Start of Record excerpts
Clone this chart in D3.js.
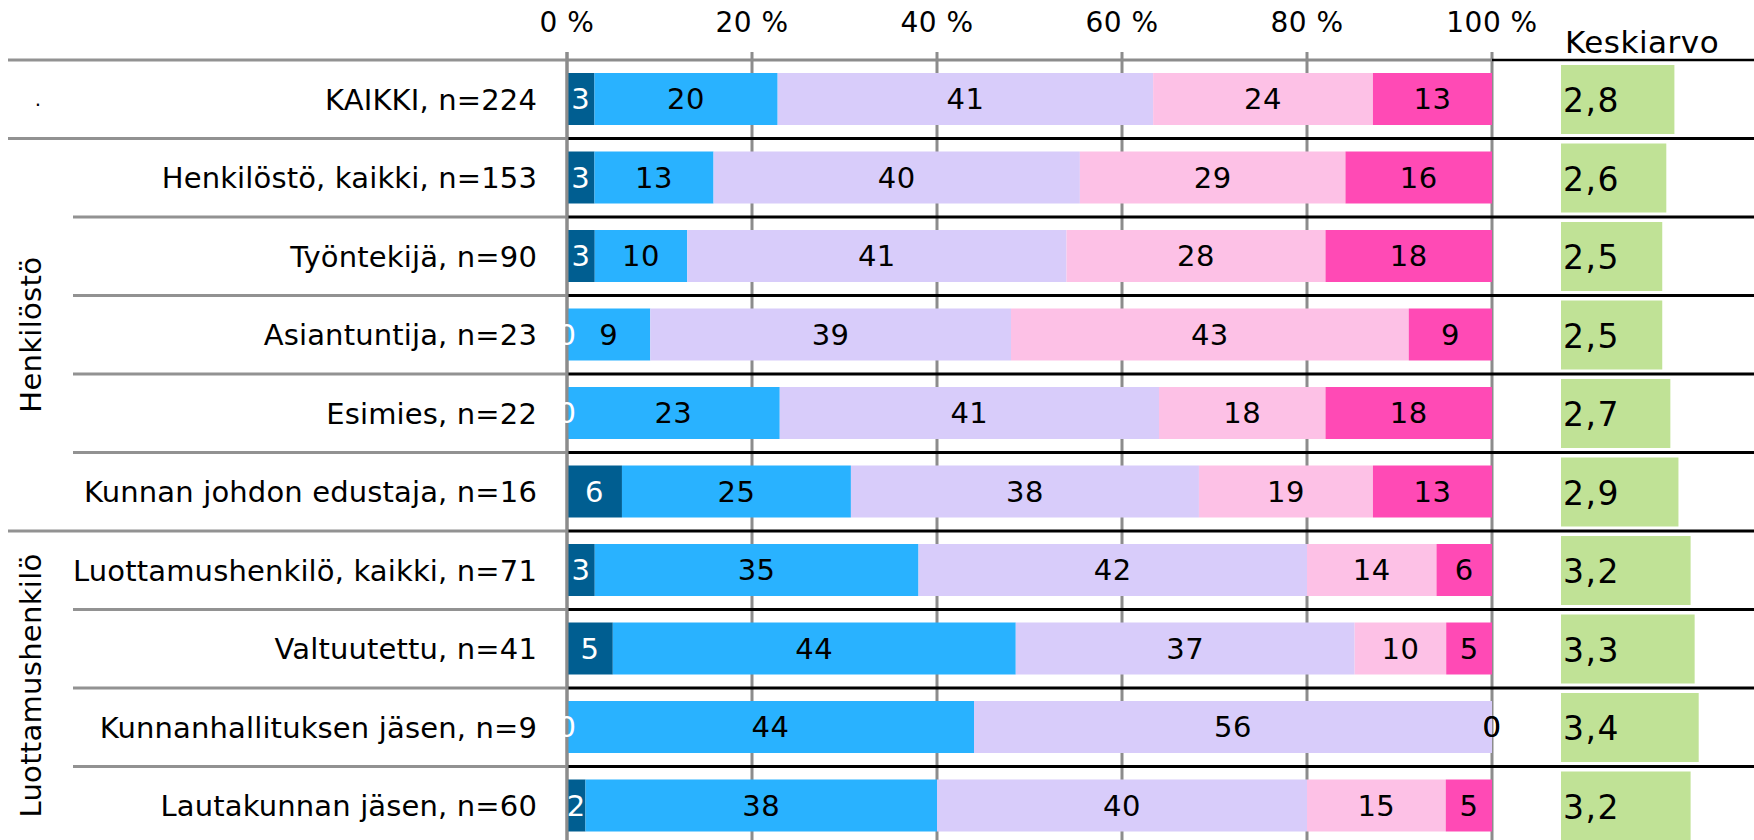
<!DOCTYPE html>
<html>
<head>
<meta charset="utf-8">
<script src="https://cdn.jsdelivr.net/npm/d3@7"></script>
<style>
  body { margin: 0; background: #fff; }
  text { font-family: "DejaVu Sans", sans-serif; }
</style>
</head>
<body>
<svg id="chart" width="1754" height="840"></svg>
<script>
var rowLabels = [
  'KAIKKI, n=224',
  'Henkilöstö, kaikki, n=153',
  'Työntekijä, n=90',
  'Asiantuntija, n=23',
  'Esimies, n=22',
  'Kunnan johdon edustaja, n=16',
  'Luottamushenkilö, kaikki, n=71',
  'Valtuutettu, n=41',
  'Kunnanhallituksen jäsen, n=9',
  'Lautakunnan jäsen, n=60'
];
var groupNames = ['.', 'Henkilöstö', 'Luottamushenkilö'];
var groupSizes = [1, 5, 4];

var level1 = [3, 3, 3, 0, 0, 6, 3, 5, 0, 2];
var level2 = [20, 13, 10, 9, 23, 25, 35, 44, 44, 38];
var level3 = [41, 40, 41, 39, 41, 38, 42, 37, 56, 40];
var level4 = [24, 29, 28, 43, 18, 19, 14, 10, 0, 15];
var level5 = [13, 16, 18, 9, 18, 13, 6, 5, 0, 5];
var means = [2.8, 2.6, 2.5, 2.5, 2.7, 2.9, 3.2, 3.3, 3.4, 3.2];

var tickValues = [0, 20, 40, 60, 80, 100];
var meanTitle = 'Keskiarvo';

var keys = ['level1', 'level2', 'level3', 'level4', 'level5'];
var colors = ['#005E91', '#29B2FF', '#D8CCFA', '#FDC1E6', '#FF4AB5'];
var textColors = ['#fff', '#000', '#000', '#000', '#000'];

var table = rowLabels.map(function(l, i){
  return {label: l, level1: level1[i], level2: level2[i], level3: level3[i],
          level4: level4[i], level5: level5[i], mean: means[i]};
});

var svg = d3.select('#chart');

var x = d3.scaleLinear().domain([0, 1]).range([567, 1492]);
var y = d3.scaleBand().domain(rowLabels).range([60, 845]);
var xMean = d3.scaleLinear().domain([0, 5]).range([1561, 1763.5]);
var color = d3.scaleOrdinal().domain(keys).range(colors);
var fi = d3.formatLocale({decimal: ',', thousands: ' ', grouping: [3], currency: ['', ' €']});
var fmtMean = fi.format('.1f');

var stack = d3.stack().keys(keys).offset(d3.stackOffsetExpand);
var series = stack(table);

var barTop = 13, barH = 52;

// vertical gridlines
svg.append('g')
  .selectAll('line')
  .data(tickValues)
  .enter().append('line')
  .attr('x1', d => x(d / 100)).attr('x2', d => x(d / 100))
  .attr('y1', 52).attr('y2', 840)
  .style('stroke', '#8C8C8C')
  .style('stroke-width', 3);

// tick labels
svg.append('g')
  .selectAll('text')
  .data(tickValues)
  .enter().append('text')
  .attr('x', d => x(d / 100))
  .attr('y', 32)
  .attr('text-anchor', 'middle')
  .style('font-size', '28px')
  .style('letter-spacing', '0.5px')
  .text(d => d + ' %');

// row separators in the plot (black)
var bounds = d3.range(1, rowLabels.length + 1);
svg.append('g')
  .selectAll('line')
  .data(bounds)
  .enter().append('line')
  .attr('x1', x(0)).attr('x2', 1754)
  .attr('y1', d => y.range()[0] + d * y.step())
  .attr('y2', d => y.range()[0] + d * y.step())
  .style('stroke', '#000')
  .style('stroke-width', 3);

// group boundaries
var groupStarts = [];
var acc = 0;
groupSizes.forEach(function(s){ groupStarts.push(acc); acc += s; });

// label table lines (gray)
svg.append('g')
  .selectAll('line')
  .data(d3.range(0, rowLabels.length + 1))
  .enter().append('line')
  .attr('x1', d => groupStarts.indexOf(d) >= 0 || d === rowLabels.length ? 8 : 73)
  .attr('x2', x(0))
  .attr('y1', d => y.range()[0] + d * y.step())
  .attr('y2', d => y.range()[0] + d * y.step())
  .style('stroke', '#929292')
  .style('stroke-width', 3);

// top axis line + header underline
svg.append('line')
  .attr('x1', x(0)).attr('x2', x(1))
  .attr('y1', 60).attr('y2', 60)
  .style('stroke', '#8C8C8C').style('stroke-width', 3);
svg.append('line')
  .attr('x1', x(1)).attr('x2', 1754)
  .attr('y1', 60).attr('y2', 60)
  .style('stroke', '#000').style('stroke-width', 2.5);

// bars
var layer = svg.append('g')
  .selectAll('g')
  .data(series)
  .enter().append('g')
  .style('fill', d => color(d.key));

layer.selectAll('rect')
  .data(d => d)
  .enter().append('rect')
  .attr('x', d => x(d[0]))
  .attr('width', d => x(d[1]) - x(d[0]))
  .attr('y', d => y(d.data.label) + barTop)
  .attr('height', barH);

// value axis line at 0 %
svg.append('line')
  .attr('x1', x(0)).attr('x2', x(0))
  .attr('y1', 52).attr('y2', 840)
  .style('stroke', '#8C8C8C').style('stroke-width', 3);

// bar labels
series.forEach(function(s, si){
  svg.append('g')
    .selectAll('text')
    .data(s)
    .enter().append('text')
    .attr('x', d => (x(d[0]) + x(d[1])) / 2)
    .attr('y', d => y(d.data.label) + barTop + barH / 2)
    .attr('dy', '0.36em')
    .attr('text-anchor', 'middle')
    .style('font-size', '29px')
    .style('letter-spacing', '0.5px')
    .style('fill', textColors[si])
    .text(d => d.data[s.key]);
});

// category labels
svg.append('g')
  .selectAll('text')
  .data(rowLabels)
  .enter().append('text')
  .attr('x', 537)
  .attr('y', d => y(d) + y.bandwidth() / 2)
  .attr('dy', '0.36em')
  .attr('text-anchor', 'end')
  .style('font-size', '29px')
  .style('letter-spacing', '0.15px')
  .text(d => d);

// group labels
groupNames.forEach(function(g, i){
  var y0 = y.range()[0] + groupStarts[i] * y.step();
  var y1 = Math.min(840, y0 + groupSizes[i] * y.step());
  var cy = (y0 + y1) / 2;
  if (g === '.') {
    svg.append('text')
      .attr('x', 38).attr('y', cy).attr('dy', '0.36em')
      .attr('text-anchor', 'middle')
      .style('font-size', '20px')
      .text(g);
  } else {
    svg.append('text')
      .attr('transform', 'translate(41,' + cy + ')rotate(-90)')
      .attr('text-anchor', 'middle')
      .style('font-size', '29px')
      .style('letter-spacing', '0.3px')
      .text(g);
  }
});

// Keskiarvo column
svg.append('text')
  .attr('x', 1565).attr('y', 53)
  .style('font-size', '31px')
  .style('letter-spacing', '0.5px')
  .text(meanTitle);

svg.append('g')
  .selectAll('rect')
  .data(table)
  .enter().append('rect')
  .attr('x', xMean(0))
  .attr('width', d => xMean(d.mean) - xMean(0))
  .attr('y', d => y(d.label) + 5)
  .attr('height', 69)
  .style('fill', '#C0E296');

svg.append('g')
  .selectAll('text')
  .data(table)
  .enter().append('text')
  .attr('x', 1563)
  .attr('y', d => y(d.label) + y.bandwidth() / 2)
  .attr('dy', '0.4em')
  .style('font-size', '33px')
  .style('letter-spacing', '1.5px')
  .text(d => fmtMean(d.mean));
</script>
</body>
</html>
End of Record excerpts
Start of Record excerpts
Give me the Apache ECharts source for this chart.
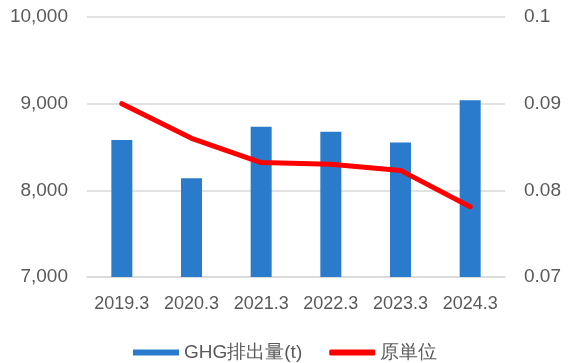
End of Record excerpts
Start of Record excerpts
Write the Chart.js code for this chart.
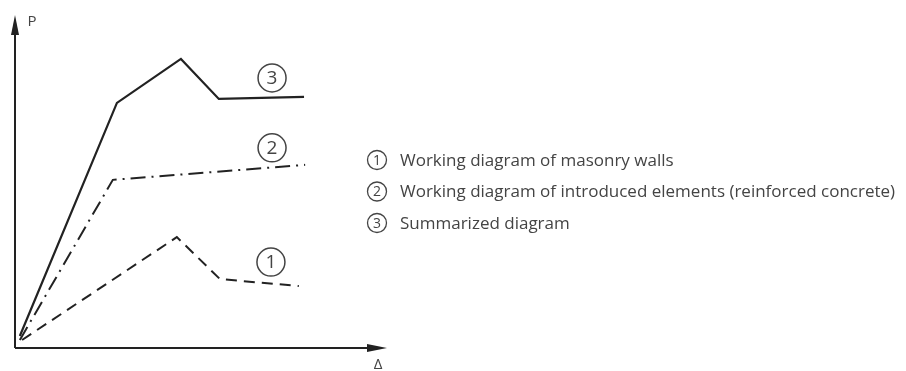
End of Record excerpts
**The exercise**
Search the data for "chart" and list every line in which it occurs.

**Response below**
Clone this chart in D3.js.
<svg id="chart" width="1754" height="840"></svg>
var svg = d3.select('#chart');
Give me the Apache ECharts source for this chart.
Write the Chart.js code for this chart.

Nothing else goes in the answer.